Port-Call Optimization Data-Hub
Truck-Appointment Scheduling Problem
The Truck-Appointment Scheduling Problem (TASP) coordinates how trucking companies and container terminals allocate gate time-slots for pickups and drop-offs. Appointments must respect capacity quotas, yard and gate constraints, and real-time arrival uncertainty. Well-designed systems reduce truck waiting, gate congestion, and idling emissions while improving resource utilization.
Optimization Focus
What is optimized, which decisions are made, and what data drive the system.
Objective
- Minimize truck turnaround and queueing times at the terminal gate and yard.
- Balance truck arrivals to prevent peaks and congestion at yard blocks.
- Lower fuel consumption and emissions from idling vehicles.
Decision Variables
- Assignment of appointment slots to truck requests (import/export).
- Number of slots per window, overbooking margins, and buffer allocation.
- Dynamic adjustment based on traffic and arrival delays.
Constraints
- Maximum truck quota per time window (gate capacity constraint).
- Lead-time and punctuality enforcement (arrival within slot window).
- Penalties for late/early arrivals, no-shows, and buffer capacity violations.
Data Sources
- Terminal gate logs: truck entry, service, and exit times.
- Drayage fleet ETA predictions and no-show statistics.
- Historical container movements, yard availability, and traffic data.
Related Port-Call Processes
Processes related to truck-appointment scheduling — click a card to open the process page.
Click any card to open the process page related to the optimization problem.
Terminal Operations
- Procedures and resource deployment on terminals that influence gate throughput and appointments.
Customs
- Clearance and documentation steps that affect gate release and container handover timing.
Hinterland Transport
- Modal scheduling and terminal-to-hinterland coordination that influence slot timing and throughput.
Main Assumptions
- Slots are discrete (e.g., 15–30 min) and capacity-limited.

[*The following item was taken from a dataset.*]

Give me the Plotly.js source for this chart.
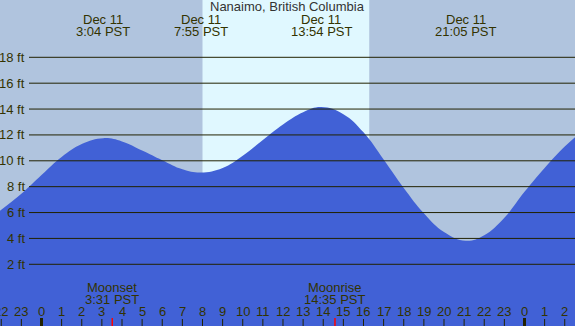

- Truck arrival deviations (early/late) are penalized or buffered.
- Bookings made in advance; emergency trucks managed via walk-in slots.
- Service durations and traffic delays estimated from historical data.
Available Datasets
Academic and applied references on truck appointment systems.
🧭 Real-World Datasets
| Study | Findings |
|---|---|
| TAS with Impact to Drayage Truck Tours | Input instances for the experiments in the TAS study that couples appointments with truck tour planning. Good for integrated TAS–drayage benchmarking. |
| Truck Appointments per Time Slot | Input data used to size truck appointments per time slot (i.e., quota planning). Useful to build appointment-quota instances and validate TAS models with terminal-style parameters. |
| Real Terminal Event Logs | The user can derive gate arrivals, yard service, and departure patterns to build TAS instances and validate predictions of no-shows/late shows. |
| APM Terminals – Truck Appointments API | Production API that connects directly to the truck appointment system at participating APMT terminals. Useful for live/time-series experiments (requires registration). |
| Port of Virginia – Events/API | Subscribable operational events (gates/appointments & statuses) via API. Useful to create rolling TAS datasets from a real port (requires registration). |
⚙️ Synthetic Benchmark Instances
| Case | Description |
|---|---|
| BRPAS Instances | Synthetic instances with yard relocations and appointment windows. Handy for TAS integrated with yard effects. |
| PDPTW Instances | 300 synthetic time-window instances ranging between 100–5000 customers. |
| Real-time Truck Scheduling in Cross-Docking | Multiple synthetic instances for truck-to-dock scheduling. Useful to test TAS algorithms’ queuing / slot-fill logic independent of port specifics. |
Most real TAS datasets are proprietary, but benchmark models consistently demonstrate reductions in average waiting time and CO₂ emissions.